If the draft regulations are pushed through unchanged, at least 20 per cent of the new vehicles each automaker sells in Canada must be non-emitting by 2026, but car companies will be under no obligation to reach that threshold in all provinces. The same would apply as higher percentages of national ZEV sales are required into the 2030s, meaning some provinces could do the heavy lifting, while others lag on adoption.
This disjointed rollout has been the case so far.
Through the first two quarters of 2022, B.C. and Quebec accounted for 36.5 per cent of all new light-duty vehicle registrations in Canada, but 63.2 per cent of new ZEVs registrations, according to the latest data available from Statistics Canada.

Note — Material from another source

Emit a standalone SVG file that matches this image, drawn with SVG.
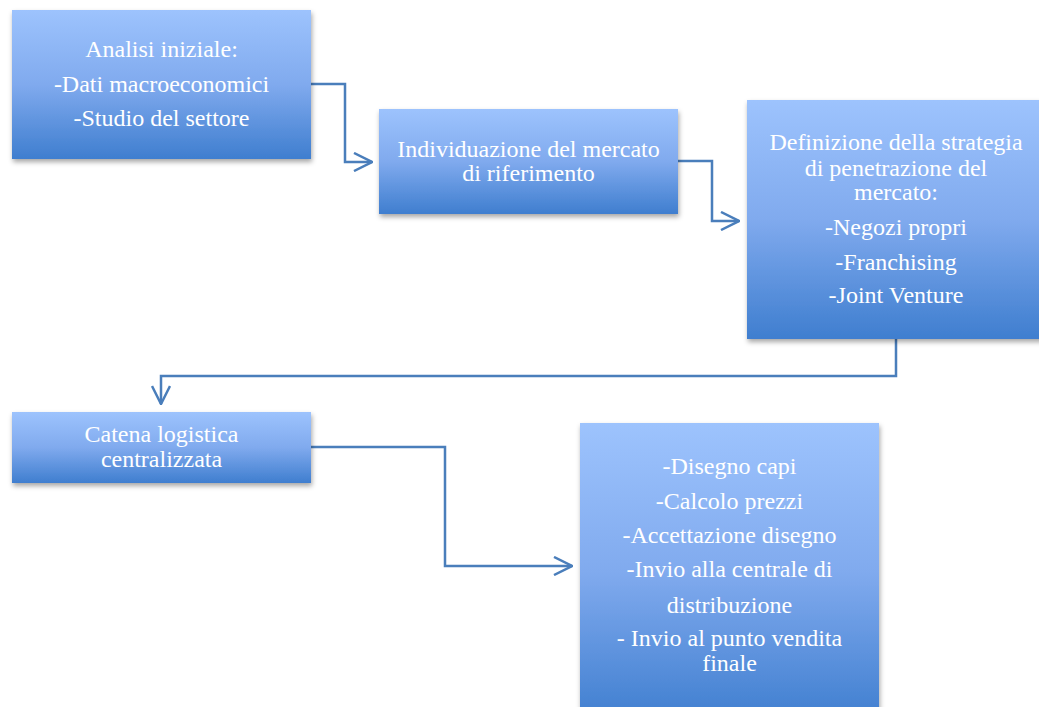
<svg xmlns="http://www.w3.org/2000/svg" width="1039" height="707" viewBox="0 0 1039 707">
  <defs>
    <linearGradient id="boxFill" x1="0" y1="0" x2="0" y2="1">
      <stop offset="0" stop-color="#9dc3fd"/>
      <stop offset="0.5" stop-color="#80aaee"/>
      <stop offset="1" stop-color="#3f7ecf"/>
    </linearGradient>
    <filter id="shadow" x="-10%" y="-10%" width="120%" height="130%">
      <feDropShadow dx="1" dy="3" stdDeviation="2.5" flood-color="#000" flood-opacity="0.35"/>
    </filter>
    <marker id="chevron" viewBox="0 0 20 20" refX="19" refY="10" markerWidth="20" markerHeight="20" markerUnits="userSpaceOnUse" orient="auto">
      <path d="M1,1 L19,10 L1,19" fill="none" stroke="#4a7ebb" stroke-width="2.5"/>
    </marker>
  </defs>
  <style>
    .box { fill: url(#boxFill); filter: url(#shadow); }
    .label { font-family: "Liberation Serif", "Times New Roman", serif; font-size: 24px; fill: #ffffff; text-anchor: middle; }
    .link { fill: none; stroke: #4a7ebb; stroke-width: 2.5; marker-end: url(#chevron); }
  </style>

  <rect width="1039" height="707" fill="#ffffff"/>

  <g id="connectors">
    <path class="link" d="M311,84 H345 V162 H372"/>
    <path class="link" d="M678,161 H712 V221 H739"/>
    <path class="link" d="M896,339 V376 H161 V404"/>
    <path class="link" d="M311,447 H445 V566 H572"/>
  </g>

  <g id="analisi-iniziale">
    <rect class="box" x="12" y="10" width="299" height="149"/>
    <text class="label" x="161.5" y="57">Analisi iniziale:</text>
    <text class="label" x="161.5" y="92">-Dati macroeconomici</text>
    <text class="label" x="161.5" y="126">-Studio del settore</text>
  </g>

  <g id="individuazione-mercato">
    <rect class="box" x="379" y="109" width="299" height="105"/>
    <text class="label" x="528.5" y="157">Individuazione del mercato</text>
    <text class="label" x="528.5" y="181">di riferimento</text>
  </g>

  <g id="strategia-penetrazione">
    <rect class="box" x="747" y="100" width="299" height="239"/>
    <text class="label" x="896" y="150">Definizione della strategia</text>
    <text class="label" x="896" y="176">di penetrazione del</text>
    <text class="label" x="896" y="200">mercato:</text>
    <text class="label" x="896" y="235">-Negozi propri</text>
    <text class="label" x="896" y="270">-Franchising</text>
    <text class="label" x="896" y="303">-Joint Venture</text>
  </g>

  <g id="catena-logistica">
    <rect class="box" x="12" y="412" width="299" height="71"/>
    <text class="label" x="161.5" y="442">Catena logistica</text>
    <text class="label" x="161.5" y="467">centralizzata</text>
  </g>

  <g id="fasi-operative">
    <rect class="box" x="580" y="423" width="299" height="300"/>
    <text class="label" x="729.5" y="474">-Disegno capi</text>
    <text class="label" x="729.5" y="509">-Calcolo prezzi</text>
    <text class="label" x="729.5" y="543">-Accettazione disegno</text>
    <text class="label" x="729.5" y="577">-Invio alla centrale di</text>
    <text class="label" x="729.5" y="613">distribuzione</text>
    <text class="label" x="729.5" y="646">- Invio al punto vendita</text>
    <text class="label" x="729.5" y="671">finale</text>
  </g>
</svg>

Add in Ontario, and the three provinces made up 93 per cent of all new ZEV registrations, compared to 76 per cent of all vehicle registrations.
David Adams, president of the Global Automakers of Canada, which represents overseas brands in the country, said one of the main goals of Ottawa’s ZEV mandate was to encourage “more ubiquitous availability” of ZEVs across the country.
“As it sits right now, I’m not sure [the mandate] will change the current dynamic where we have a lot of vehicles going into Quebec and B.C.”
Adams, who has been critical about the effectiveness of a federal ZEV mandate since it was first floated last year, said he would prefer to see measures to support ZEV adoption, such as extra credits provided for selling in underserved markets.
Looking to a federal ZEV mandate as a cure-all that will ease supply shortages and lower costs within the ZEV segment is misguided, Adams added.
“All that will happen naturally over the course of time,” he said, noting the automakers he represents are all “moving in that direction,” but the pivot to ZEVs cannot happen overnight.